Conjunction Junction, What's Your Function?

Conjunction Junction, what's your function?
Hookin'-up cars and makin' 'em function.
Conjunction Junction, how's that function?
I like tyin' up words and phrases and clauses.

- Schoolhouse Rock
I knew that if changed the article system I would end up changing the conjunction system as well. I was hoping to declare my independence from articles altogether, because the final Dublex article system that I had come up with was way too complex, with 48 (!) different forms. Unfortunately, I finally decided that articles do play an important role in Novvocu, though I simplified things by removing obligatory number marking, by breaking out demonstrative adjectives and by using the no particle for genitive pronouns. The current article system has just six forms: un (indefinite), al (introductory), {null} (continuing), em (general), ir (partitive) and ot (negative), one of which signifies its meaning by being omitted. I had originally considered something more naturalistic, such as definite articles of al (from Arabic), el (from Spanish), il (from Italian) and ol (invented), but those forms are harder to remember being so close together in shape, so -- except for un (Romance) and the aforementioned al -- I just arbitrarily invented forms that differ from one another in both vowel and consonant.

The decision to include articles as VC forms prompted me to change conjunctions to VCC forms, because I want to make it easy to distinguish part of speech by word form, and -- since conjunctions are less often used than articles -- they should be the longer forms.

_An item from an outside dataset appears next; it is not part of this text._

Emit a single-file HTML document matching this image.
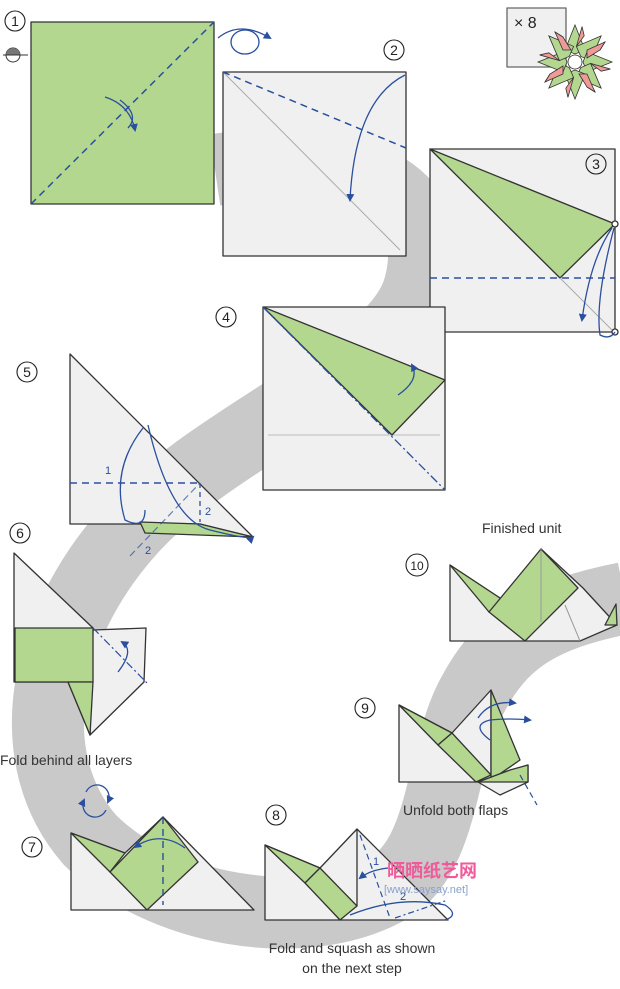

The new conjunctions are:
ont: not -- a prefix conjunction that inverts its condition (true > false, false > true)
ecs: and -- an infix conjunction that returns true only if both its conditions are true;; also, too -- a prefix conjunction that returns true if its condition is true but also indicates that its condition is in addition to previous conditions
arp: or, and/or -- an infix conjunction that returns true if one or the other or both of the conditions are true
ild: xor, exclusive or -- an infix conjunction that returns true if one or the other condition is true but not both
umb: nor, neither...nor -- an infix conjunction that returns true only if neither of its conditions is true

The words were designed as a system, and to improve memorizability each begins with a different vowel and each uses two unique consonants. The only one with any basis in another language is ont, from Dublex nont. I chose the other forms on purely subjective reasons: each sounded to me like it conveyed its meaning. Since I had five vowels available, I added one more conjunction, umb (the /-b/ in /umb/ is pronounced), "neither...nor", since ild is really a stricter version of "either..or" and could benefit from a counterpart. The conjunction umb is less verbose than the alternative: citab umb pap, "neither book nor paper", which has the same logical meaning as ont citab ecs ont pap, "not book and not paper".

The other change I made was to explicitly distinguish two roles: prefix (e.g., ont citab) and infix (e.g., citab ecs pap), and to give ecs a prefix meaning ("also, as well"; ecs citab, "book, too"). If I was going to have a prefix meaning, it seemed, um, logical, to have another conjunction that could be used as a prefix.

Note that "but" is really just an emphatic form of "and": ont un citab ecs un pap would be translated "not a book but a paper".

"Conjunction Junction, what's their function? I got And, But, and Or. They'll get you pretty far."